PartnerRe, the Bermuda headquartered, EXOR owned reinsurance company, has continued to add to its third-party capital under management in the last quarter, lifting the total to $1.1 billion.
The company reported a strong set of second-quarter results, featuring increased profits year-over-year, as well as strong growth in its property and casualty reinsurance business segment.
A quarter ago, the reinsurers CEO had said that third-party capital was feeling thee benefits from growing its third-party capital assets under management.
This quarter the CEO revealed that the haul has now reached $1.1 billion in size, while continuing to assist PartnerRe as it expands its reinsurance business.
The company has reported $314 million of net income for the second quarter of 2021, compared to $229 million for the same period of 2020.
For the first-half of 2021 net income rose to $248 million, significantly better than a loss of $204 million for the same period of 2020.
Overall net-premiums underwritten across the business rose by 29% to almost $1.8 billion for the second-quarter and PartnerRe noted that growth was strong in areas where reinsurance rates have been rising.

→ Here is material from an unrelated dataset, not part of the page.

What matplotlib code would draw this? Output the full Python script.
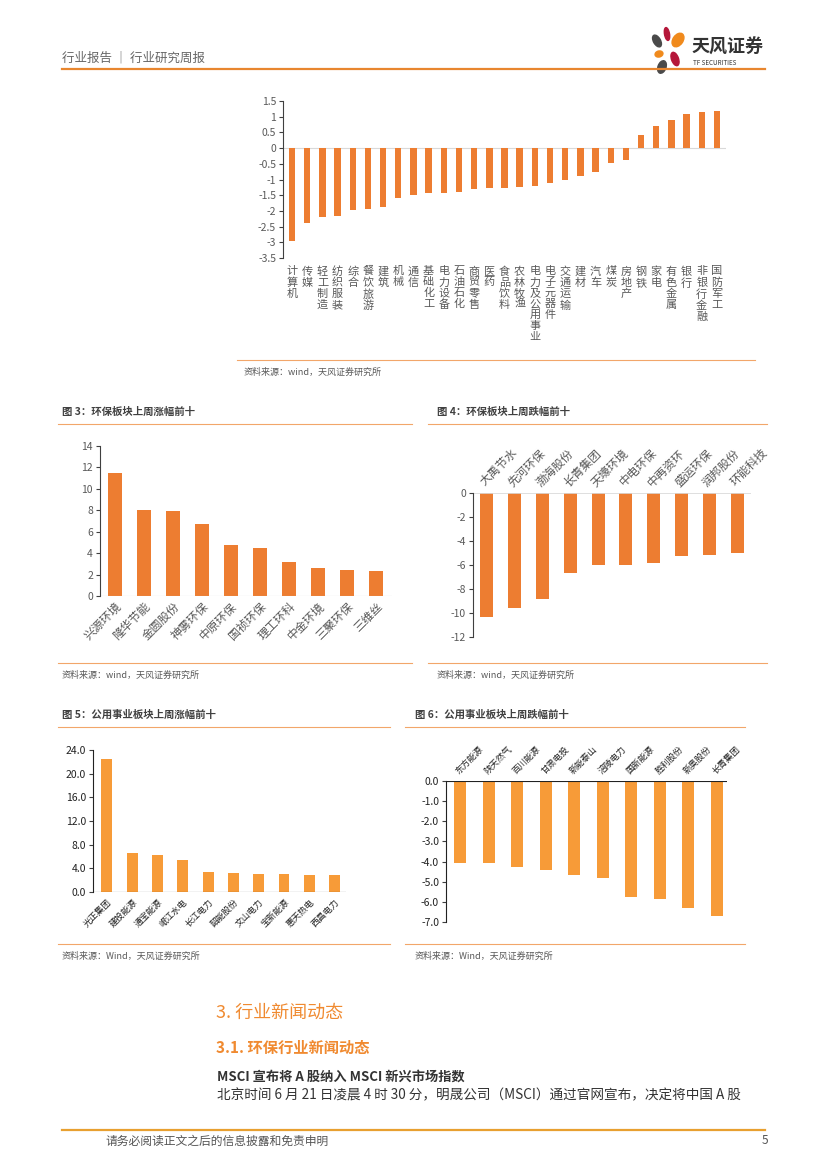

In non-life reinsurance, the premium growth was even more impressive, at 37% for the quarter, led by a 47% increase in the P&C segment.
This came alongside combined ratios of 88.6% in non-life for Q2 and 92.4% for the first-half, driving profits for the PartnerRe non-life reinsurance business.
It is the non-life side of the business that benefits from the use of the growing third-party capital haul at PartnerRe.
Even in P&C the combined ratios came out at 93.5% and 95.5% for the second quarter and half year 2021, despite the impacts of winter storm Uri in the first-quarter of the year.
Commenting on the quarter, PartnerRe President and Chief Executive Officer Jacques Bonneau said, “We delivered strong results in the second quarter with an annualized operating ROE of 8.8%, and I am pleased to see the positive impacts of our portfolio actions begin to show through our financial result. Our Non-life combined ratio of 88.6% includes improvements in the current accident year loss ratio from business mix changes and overall favorable pricing conditions across most lines of business, as well as improvements in prior years’ reserve development as older underwriting years run off. Our Life and Health segment also significantly improved its underwriting profit compared to the prior year.”
PartnerRe had grown its third-party capital assets under management earlier this year, lifting them above $1 billion around the January 2021 renewals.
PartnerRe had already been building out its third-party capital business over the last few years, moving into direct partnerships with large institutional investors, as well as building out its infrastructure to support ILS investment opportunities for third-parties.
PartnerRe’s latest quota share sidecar arrangement was revealed in January this year, a collateralized retrocession and specialty reinsurance focused investment vehicle named Laplace-C, with backing secured from private equity investor Olympus Partners.
PartnerRe also has access to €750 million of capital that French insurance group Covéa injected into special purpose reinsurance vehicles under its management, although it’s not clear if this is included in the third-party assets under management the reinsurer has been disclosing.
Finally, PartnerRe had also grown its reinsurance investment partnerships, introducing a relationship with Dutch pension investor PGGM, the largest ILS investor in the market, through its Huygens structure.
All of which has resulted in the third-party capital pile at PartnerRe growing, which will have assisted the reinsurer in managing the impacts of the winter storms and catastrophe loss events experienced this year, while writing more business at renewals, given the risk-sharing nature of these investor relationships.
Bonneau stated, “Third party capital currently stands at $1.1b of assets under management and provided us the ability to increase underwriting capacity and line sizes.”
For a reinsurer like PartnerRe, third-party capital has in the past tended to come in one of two forms. That sourced for retrocession purposes and that sourced for supporting managed portfolios of risk.
The more sophisticated reinsurers have now learnt how to meld the two, to ensure its range of third-party capital structures are both buffering them against losses, while providing capital for growth.
PartnerRe is clearly having success in this way, with the third-party capital acting as a growth lever, while also adding protection to support business expansion.
Once again the gap between gross and net P&C premiums written has expanded year-on-year for PartnerRe, implying greater use of retrocessional sources of capital, or more risk sharing with third-party capital providers.
“These underwriting results, combined with good investment performance, helped produce solid profitability for the second quarter of 2021,” Bonneau explained.